Y mi infancia se llenó de chapapote
Mi adolescencia descubrió en Cádiz el mar abierto: ese horizonte sin lindes sobre un farallón de sombrillas y casetas de playa con la sintonía plástica de un altavoz que anunciaba veladas del cortijo de Los Rosales y niños perdidos al resol de cualquier veraneo de los de antes. Entre La Victoria y La Caleta, por la playita de Las Mujeres y en la antigua playa de Los Corrales por donde hacían rabona los alumnos del Columela, descubrí el océano, las ganas de ser de mayor Salgari o Moby Dick, Veinte mil leguas de viaje submarino y el non plus ultra de varias generaciones campesinas por las estribaciones familiares de la serranía de Ronda.

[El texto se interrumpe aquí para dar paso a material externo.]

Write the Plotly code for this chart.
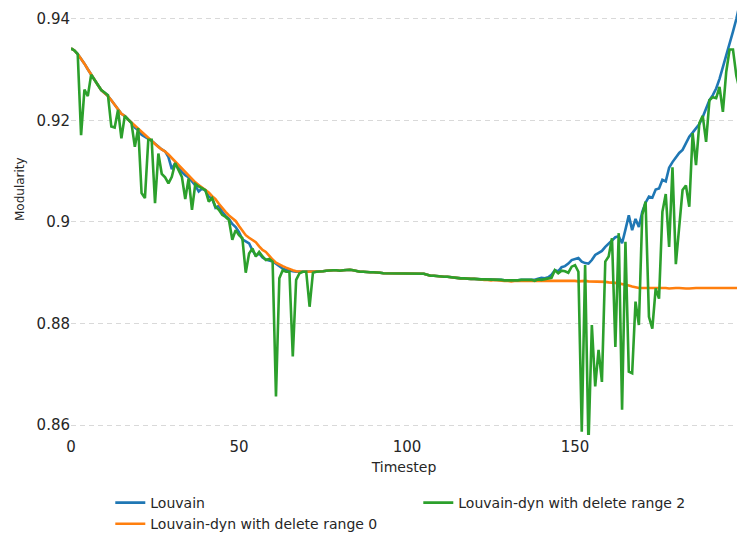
import plotly.graph_objects as go

timesteps = list(range(200))

louvain = [
    0.9342, 0.9338, 0.9331, 0.9322, 0.9312, 0.9301, 0.9290, 0.9280, 0.9270, 0.9260,
    0.9254, 0.9248, 0.9240, 0.9232, 0.9222, 0.9213, 0.9209, 0.9202, 0.9196, 0.9186,
    0.9181, 0.9172, 0.9168, 0.9165, 0.9160, 0.9154, 0.9148, 0.9143, 0.9139, 0.9128,
    0.9104, 0.9116, 0.9110, 0.9098, 0.9092, 0.9088, 0.9080, 0.9072, 0.9060, 0.9066,
    0.9062, 0.9050, 0.9046, 0.9028, 0.9032, 0.9020, 0.9012, 0.9006, 0.8996, 0.8990,
    0.8980, 0.8966, 0.8962, 0.8958, 0.8944, 0.8934, 0.8938, 0.8930, 0.8926, 0.8924,
    0.8922, 0.8918, 0.8912, 0.8908, 0.8906, 0.8904, 0.8903, 0.8902, 0.8902, 0.8902,
    0.8902, 0.8902, 0.8902, 0.8902, 0.8902, 0.8903, 0.8904, 0.8905, 0.8905, 0.8905,
    0.8904, 0.8905, 0.8906, 0.8906, 0.8905, 0.8903, 0.8902, 0.8902, 0.8901, 0.8901,
    0.8901, 0.8901, 0.8900, 0.8899, 0.8899, 0.8898, 0.8898, 0.8899, 0.8898, 0.8898,
    0.8899, 0.8898, 0.8899, 0.8899, 0.8899, 0.8898, 0.8896, 0.8894, 0.8894, 0.8893,
    0.8893, 0.8892, 0.8892, 0.8891, 0.8890, 0.8889, 0.8889, 0.8889, 0.8888, 0.8888,
    0.8888, 0.8887, 0.8887, 0.8887, 0.8887, 0.8886, 0.8887, 0.8886, 0.8886, 0.8885,
    0.8885, 0.8884, 0.8885, 0.8885, 0.8886, 0.8886, 0.8886, 0.8886, 0.8886, 0.8888,
    0.8890, 0.8889, 0.8891, 0.8896, 0.8905, 0.8903, 0.8911, 0.8913, 0.8918, 0.8925,
    0.8927, 0.8929, 0.8922, 0.8919, 0.8918, 0.8925, 0.8935, 0.8939, 0.8943, 0.8951,
    0.8957, 0.8964, 0.8970, 0.8972, 0.8958, 0.8985, 0.9013, 0.8984, 0.9006, 0.8990,
    0.9020, 0.9038, 0.9050, 0.9048, 0.9064, 0.9066, 0.9083, 0.9080, 0.9107, 0.9118,
    0.9128, 0.9136, 0.9142, 0.9155, 0.9168, 0.9176, 0.9185, 0.9193, 0.9207, 0.9222,
    0.9240, 0.9250, 0.9263, 0.9282, 0.9305, 0.9325, 0.9352, 0.9375, 0.9400, 0.9430,
]

dyn_range0 = [
    0.9342, 0.9338, 0.9331, 0.9322, 0.9312, 0.9301, 0.9290, 0.9280, 0.9270, 0.9260,
    0.9254, 0.9248, 0.9240, 0.9232, 0.9222, 0.9213, 0.9209, 0.9202, 0.9196, 0.9190,
    0.9185, 0.9178, 0.9172, 0.9165, 0.9160, 0.9154, 0.9148, 0.9143, 0.9139, 0.9133,
    0.9126, 0.9118, 0.9112, 0.9104, 0.9097, 0.9090, 0.9084, 0.9078, 0.9073, 0.9068,
    0.9064, 0.9058, 0.9051, 0.9045, 0.9036, 0.9027, 0.9020, 0.9013, 0.9008, 0.9002,
    0.8992, 0.8982, 0.8974, 0.8969, 0.8965, 0.8960, 0.8952, 0.8945, 0.8941, 0.8933,
    0.8926, 0.8920, 0.8916, 0.8913, 0.8910, 0.8907, 0.8905, 0.8903, 0.8902, 0.8902,
    0.8902, 0.8902, 0.8902, 0.8902, 0.8902, 0.8903, 0.8904, 0.8905, 0.8905, 0.8905,
    0.8904, 0.8905, 0.8906, 0.8906, 0.8905, 0.8903, 0.8902, 0.8902, 0.8901, 0.8901,
    0.8901, 0.8901, 0.8900, 0.8899, 0.8899, 0.8898, 0.8898, 0.8899, 0.8898, 0.8898,
    0.8899, 0.8898, 0.8899, 0.8899, 0.8899, 0.8898, 0.8896, 0.8894, 0.8894, 0.8893,
    0.8893, 0.8892, 0.8892, 0.8891, 0.8890, 0.8889, 0.8889, 0.8889, 0.8888, 0.8888,
    0.8888, 0.8887, 0.8887, 0.8886, 0.8886, 0.8885, 0.8886, 0.8885, 0.8885, 0.8884,
    0.8884, 0.8883, 0.8884, 0.8884, 0.8885, 0.8885, 0.8885, 0.8885, 0.8884, 0.8884,
    0.8884, 0.8884, 0.8884, 0.8884, 0.8884, 0.8885, 0.8885, 0.8884, 0.8884, 0.8884,
    0.8884, 0.8883, 0.8884, 0.8884, 0.8883, 0.8883, 0.8882, 0.8883, 0.8882, 0.8882,
    0.8881, 0.8881, 0.8880, 0.8879, 0.8878, 0.8877, 0.8875, 0.8873, 0.8871, 0.8870,
    0.8870, 0.8870, 0.8870, 0.8870, 0.8871, 0.8870, 0.8870, 0.8870, 0.8869, 0.8870,
    0.8870, 0.8870, 0.8869, 0.8869, 0.8869, 0.8870, 0.8870, 0.8870, 0.8870, 0.8869,
    0.8869, 0.8869, 0.8870, 0.8870, 0.8870, 0.8870, 0.8870, 0.8870, 0.8870, 0.8870,
]

dyn_range2 = [
    0.9342, 0.9338, 0.9331, 0.9171, 0.9261, 0.9248, 0.9290, 0.9280, 0.9270, 0.9260,
    0.9255, 0.9250, 0.9188, 0.9186, 0.9221, 0.9165, 0.9209, 0.9202, 0.9195, 0.9148,
    0.9185, 0.9057, 0.9047, 0.9162, 0.9162, 0.9037, 0.9135, 0.9095, 0.9088, 0.9076,
    0.9089, 0.9116, 0.9102, 0.9089, 0.9045, 0.9086, 0.9024, 0.9075, 0.9070, 0.9066,
    0.9063, 0.9040, 0.9047, 0.9030, 0.9024, 0.9014, 0.9010, 0.9004, 0.8965, 0.8984,
    0.8974, 0.8968, 0.8900, 0.8938, 0.8948, 0.8932, 0.8941, 0.8932, 0.8925, 0.8927,
    0.8922, 0.8656, 0.8889, 0.8905, 0.8902, 0.8902, 0.8735, 0.8886, 0.8899, 0.8902,
    0.8902, 0.8833, 0.8900, 0.8902, 0.8902, 0.8903, 0.8904, 0.8905, 0.8905, 0.8905,
    0.8904, 0.8905, 0.8906, 0.8906, 0.8905, 0.8903, 0.8902, 0.8902, 0.8901, 0.8901,
    0.8901, 0.8901, 0.8900, 0.8899, 0.8899, 0.8898, 0.8898, 0.8899, 0.8898, 0.8898,
    0.8899, 0.8898, 0.8899, 0.8899, 0.8899, 0.8898, 0.8896, 0.8894, 0.8894, 0.8893,
    0.8893, 0.8892, 0.8892, 0.8891, 0.8890, 0.8889, 0.8889, 0.8889, 0.8888, 0.8888,
    0.8888, 0.8887, 0.8887, 0.8887, 0.8887, 0.8886, 0.8887, 0.8886, 0.8886, 0.8885,
    0.8885, 0.8884, 0.8885, 0.8885, 0.8886, 0.8886, 0.8886, 0.8886, 0.8884, 0.8887,
    0.8886, 0.8887, 0.8889, 0.8890, 0.8905, 0.8899, 0.8904, 0.8903, 0.8900, 0.8912,
    0.8915, 0.8902, 0.8587, 0.8915, 0.8560, 0.8797, 0.8676, 0.8748, 0.8685, 0.8922,
    0.8932, 0.8968, 0.8754, 0.8978, 0.8630, 0.8961, 0.8705, 0.8702, 0.8843, 0.8797,
    0.9014, 0.9040, 0.8813, 0.8790, 0.8869, 0.8849, 0.9020, 0.9055, 0.8951, 0.9108,
    0.8917, 0.8990, 0.9063, 0.9072, 0.9030, 0.9175, 0.9112, 0.9195, 0.9209, 0.9158,
    0.9240, 0.9246, 0.9244, 0.9266, 0.9217, 0.9296, 0.9340, 0.9340, 0.9288, 0.9260,
]

series_names = ["Louvain", "Louvain-dyn with delete range 0", "Louvain-dyn with delete range 2"]
series_colors = ["#1f77b4", "#ff7f0e", "#2ca02c"]
legend_ranks = [1, 3, 2]

y_tickvals = [0.86, 0.88, 0.90, 0.92, 0.94]
y_ticktext = ["0.86", "0.88", "0.9", "0.92", "0.94"]
x_tickvals = [0, 50, 100, 150]

fig = go.Figure()
for name, ys, color, rank in zip(series_names, [louvain, dyn_range0, dyn_range2], series_colors, legend_ranks):
    fig.add_trace(go.Scatter(x=timesteps, y=ys, mode="lines", name=name,
                             line=dict(color=color, width=2.6), legendrank=rank))

H = 540.0
plot_bottom = 435.0
font_family = "DejaVu Sans"
fig.update_layout(
    width=737, height=540,
    margin=dict(l=71, r=0, t=0, b=0),
    paper_bgcolor="white", plot_bgcolor="white",
    font=dict(family=font_family, size=14, color="#262626"),
    showlegend=True,
    legend=dict(orientation="h", x=0.059, xanchor="left", y=0.0, yanchor="bottom",
                entrywidth=263, entrywidthmode="pixels", font=dict(size=14),
                bgcolor="rgba(0,0,0,0)", tracegroupgap=0),
    xaxis=dict(range=[0, 198.2], tickvals=x_tickvals, showgrid=False, zeroline=False,
               showline=False, ticks="", tickfont=dict(size=15), automargin=False,
               ticklabelstandoff=1,
               title=dict(text="Timestep", font=dict(size=14), standoff=7)),
    yaxis=dict(domain=[(H - plot_bottom) / H, 1.0],
               range=[0.85803, 0.94374], tickvals=y_tickvals, ticktext=y_ticktext,
               showgrid=True, gridcolor="#d9d9d9", griddash="5px,4px", gridwidth=1,
               zeroline=False, showline=False, ticks="", tickfont=dict(size=15),
               automargin=False),
    annotations=[dict(text="Modularity", xref="paper", yref="paper",
                      x=(20 - 71) / 666, y=(H - 189) / H, showarrow=False,
                      textangle=-90, font=dict(size=12), xanchor="center", yanchor="middle")],
)

fig.write_html("out.html", config={"displayModeBar": False},
               post_script="document.body.style.margin='0';document.body.style.padding='0';")
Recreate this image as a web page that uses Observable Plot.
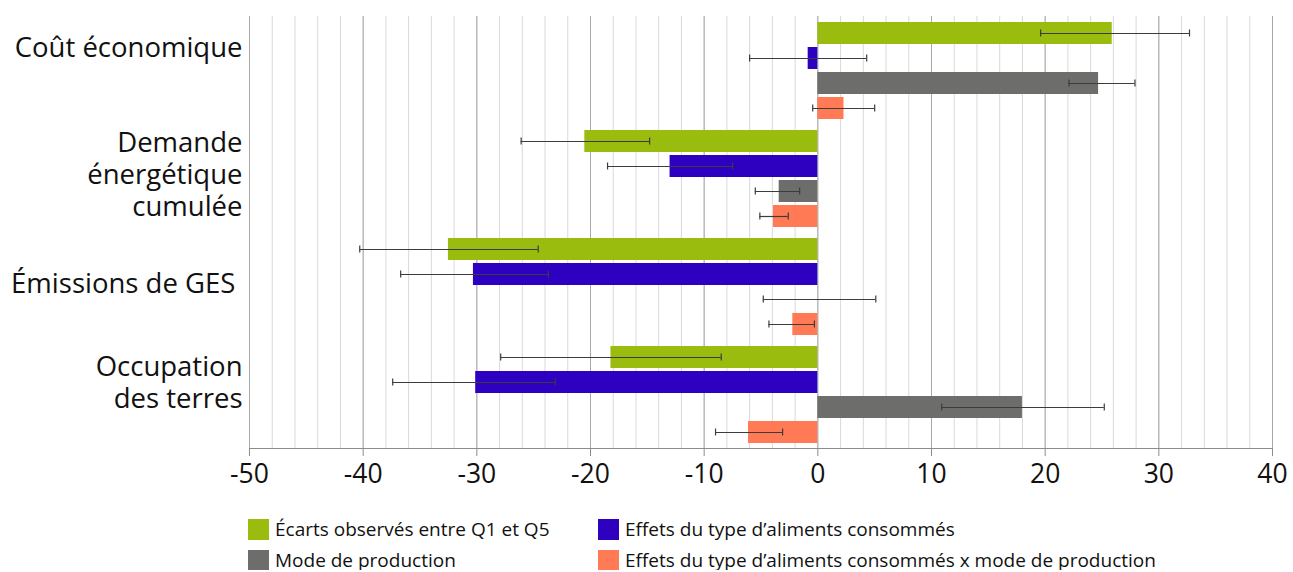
<!DOCTYPE html>
<html><head><meta charset="utf-8">
<script src="https://cdn.jsdelivr.net/npm/d3@7"></script>
<script src="https://cdn.jsdelivr.net/npm/@observablehq/plot@0.6"></script>
<style>
body{margin:0;background:#fff;font-family:"Open Sans",sans-serif;color:#111;}
#legend{display:grid;grid-template-columns:350px auto;row-gap:11px;padding-left:248px;margin-top:19px;font-size:19px;}
.item{display:flex;align-items:center;height:20px;white-space:nowrap;}
.sw{width:21px;height:21px;margin-right:6px;flex:none;}
</style></head><body>
<div id="chart"></div><div id="legend"></div>
<script>
const categories = ["Coût économique", "Demande énergétique cumulée", "Émissions de GES", "Occupation des terres"];
const categoryLabels = ["Coût économique", "Demande\nénergétique\ncumulée", "Émissions de GES\u00a0", "Occupation\ndes terres"];
const series = ["Écarts observés entre Q1 et Q5", "Effets du type d’aliments consommés", "Mode de production", "Effets du type d’aliments consommés x mode de production"];
const colors = ["#9abc0e", "#2e00bf", "#6d6d6b", "#ff7a55"];

const ecarts = [25.9, -20.5, -32.5, -18.2];
const ecartsLow = [19.6, -26.1, -40.3, -27.9];
const ecartsHigh = [32.7, -14.8, -24.6, -8.5];

const typeAliments = [-0.85, -13.0, -30.3, -30.1];
const typeAlimentsLow = [-6.0, -18.5, -36.7, -37.4];
const typeAlimentsHigh = [4.3, -7.5, -23.7, -23.1];

const modeProduction = [24.7, -3.4, 0, 18.0];
const modeProductionLow = [22.1, -5.5, -4.8, 10.9];
const modeProductionHigh = [27.9, -1.6, 5.1, 25.2];

const interaction = [2.3, -3.9, -2.2, -6.1];
const interactionLow = [-0.45, -5.1, -4.3, -9.0];
const interactionHigh = [5.0, -2.6, -0.3, -3.1];

const xTicks = [-50, -40, -30, -20, -10, 0, 10, 20, 30, 40];

const values = [ecarts, typeAliments, modeProduction, interaction];
const lows = [ecartsLow, typeAlimentsLow, modeProductionLow, interactionLow];
const highs = [ecartsHigh, typeAlimentsHigh, modeProductionHigh, interactionHigh];

const rows = [];
categories.forEach((cat, i) => {
  series.forEach((s, j) => {
    rows.push({cat, series: s, value: values[j][i], lo: lows[j][i], hi: highs[j][i]});
  });
});

const minorTicks = d3.range(-50, 41, 2);
const labelDy = [-24, -5, -4, -13];

const chart = Plot.plot({
  width: 1293,
  height: 500,
  marginLeft: 249,
  marginRight: 21,
  marginTop: 14,
  marginBottom: 51,
  style: {fontFamily: "Open Sans", background: "#fff"},
  x: {domain: [-50, 40], axis: null},
  y: {domain: series, axis: null, paddingInner: 0.13, paddingOuter: 0.17},
  fy: {domain: categories, axis: null, padding: 0},
  color: {domain: series, range: colors},
  marks: [
    Plot.ruleX(minorTicks, {stroke: "#d9d9d9", strokeWidth: 1}),
    Plot.ruleX(xTicks, {stroke: "#a8a8a8", strokeWidth: 1}),
    Plot.frame({anchor: "bottom", stroke: "#8c8c8c", facet: "super"}),
    Plot.barX(rows, {x: "value", y: "series", fy: "cat", fill: "series"}),
    Plot.ruleY(rows, {x1: "lo", x2: "hi", y: "series", fy: "cat", stroke: "#3c3c3c", strokeWidth: 1.2}),
    Plot.tickX(rows, {x: "lo", y: "series", fy: "cat", stroke: "#3c3c3c", strokeWidth: 1.2, insetTop: 7.5, insetBottom: 7.5}),
    Plot.tickX(rows, {x: "hi", y: "series", fy: "cat", stroke: "#3c3c3c", strokeWidth: 1.2, insetTop: 7.5, insetBottom: 7.5}),
    ...categories.map((c, i) => Plot.text([c], {
      fy: d => d, frameAnchor: "left", text: () => categoryLabels[i],
      textAnchor: "end", dx: -7, dy: labelDy[i], fontSize: 27.5, lineHeight: 1.17, fill: "#111"
    })),
    Plot.axisX(xTicks, {tickSize: 8, tickPadding: 8, fontSize: 26.5, tickFormat: d => String(d), stroke: "#8c8c8c", fill: "#111"})
  ]
});
document.getElementById("chart").appendChild(chart);

const legend = document.getElementById("legend");
[0, 1, 2, 3].forEach(j => {
  const it = document.createElement("div");
  it.className = "item";
  const sw = document.createElement("span");
  sw.className = "sw";
  sw.style.background = colors[j];
  const tx = document.createElement("span");
  tx.textContent = series[j];
  it.appendChild(sw); it.appendChild(tx);
  legend.appendChild(it);
});
</script>
</body></html>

Actualizado:Pero el mar cerrado fue mío en Algeciras: una especie de bañera amable y familiar que limitaba el telón de fondo del inaccesible peñón de Gibraltar, cerrado como una cárcel por una de aquellos ordeno y mando del franquismo, que se dictó cuando yo tenía diez años, con suficiente edad como para añorar los caramelos de goma y las chinguas que traían entre sus mandados los trabajadores españoles que cruzaban aquella otra Bahía en vapores que jugaban a ser delfines.
Mi niñez eran bocadillos de salcichón y gaseosas de dos reales, camino de la playa de Los Ladrillos en donde yo aún no sabía que José Luis Cano tuvo a su primera novia, una muchacha a la que llamó Yaya y que perdió para siempre con la guerra, la posguerra, la memoria y la posmemoria. Hace ya tiempo que aquella breve cala de matronas humildes que todavía no se atrevían a vestir bañador, se convirtió en lo que Joan Manuel Serrat llamaba una clavaguera, esto es, un basurero, en su Plany al mar. El mediterráneo, que nacía allí como su célebre canción, ya no iba a vernos enterrar entre la playa y la arena, sino que nosotros ibamos a oficiar sus funerales porque nosotros ibamos a convertirnos en su asesino.
Ahora, abres cualquier periódico y te llenas de tizne: 150 toneladas de combustibles arrojadas al mar por el buque Fedra, accidentado el pasado viernes en Gibraltar como consecuencia del temporal, llenaron pronto las orillas del Rinconcillo y de Getares, aquellos otros dos confines de mis correrías infantiles, sorteando el riesgo de las peligrosas hoyas en el segundo caso y palmoteando castillos de arena sobre los bancales protectores de la primera. Pronto, el chapapote también alcanzó a Tarifa, aquella playa libertaria del top-less, de los besos robados entre pinos, de las tiendas de campaña intentando burlar en los anocheceres de la transición la severa vigilancia de los guardias no muy lejos de Baelo Claudia, donde la antigua Cádiz exportó garum hacia las orgías de Roma.
Otro tanto, aunque en menor medida, ocurre con el buque medio liberiano Tawe, encallado en la algecireña Punta San García, en Algeciras, del que habrá que extraer el contenido de sus tanques antes de que ese viejo amigo verdiazul se deje envenenar por el grumo, a un tiro de piedra de uno de los paisajes más hermosos del mundo, el que se contempla los días de Poniente desde el altozano del faro de Punta Carnero.
Los gobiernos de Gibraltar y de España, la Junta de Andalucía, las empresas armadoras y todos aquellos que guarden relación directa o indirecta con este nuevo suceso intentarán embarcar la pelota en el tejado ajeno y, encogiéndose de hombros, dirán que la culpa de todo esto la tuvo la madre naturaleza y santas pascuas. Nunca agradeceremos bastante a esa anciana Pacha Mama que dotara a la Bahía de Algeciras de unos anticuerpos formidables en materia de corrientes que expulsan de su interior toda esa podredumbre que la falta de escrúpulos arroja sobre su fondo aunque sólo a veces la veamos reinar sobre su superficie.
Seguro que las tareas de limpieza son eficaces y las autoridades competentes terminarán haciéndose una foto y repartiendo condecoraciones entre los artífices del nuevo milagro que, como calma chicha, seguro que sucede a la tormenta. Sin embargo, más temprano que tarde, como una maldición mitológica, las manchas de gasoil y sus galletas negruzcas volverán a emerger, con un coste ecológico irreversible: el de los recuerdos infantiles de aquel niño, hasta salpicarle de podredumbre los bocadillos invencibles, el rostro de una abuela o el paso seguro que elegante de aquella joven Yaya que fue novia de un poeta y que quizá me cruzara más de una vez sin reconocerla.
Las aguamalas no eran aquella rara especie que mordisqueaba a traición, en Cádiz, los muslos de mis catorce primaveras. Las aguamalas somos nosotros mismos, los mantenedores de este sistema suicida. Y lo peor es que no somos capaces de cambiar de oficio.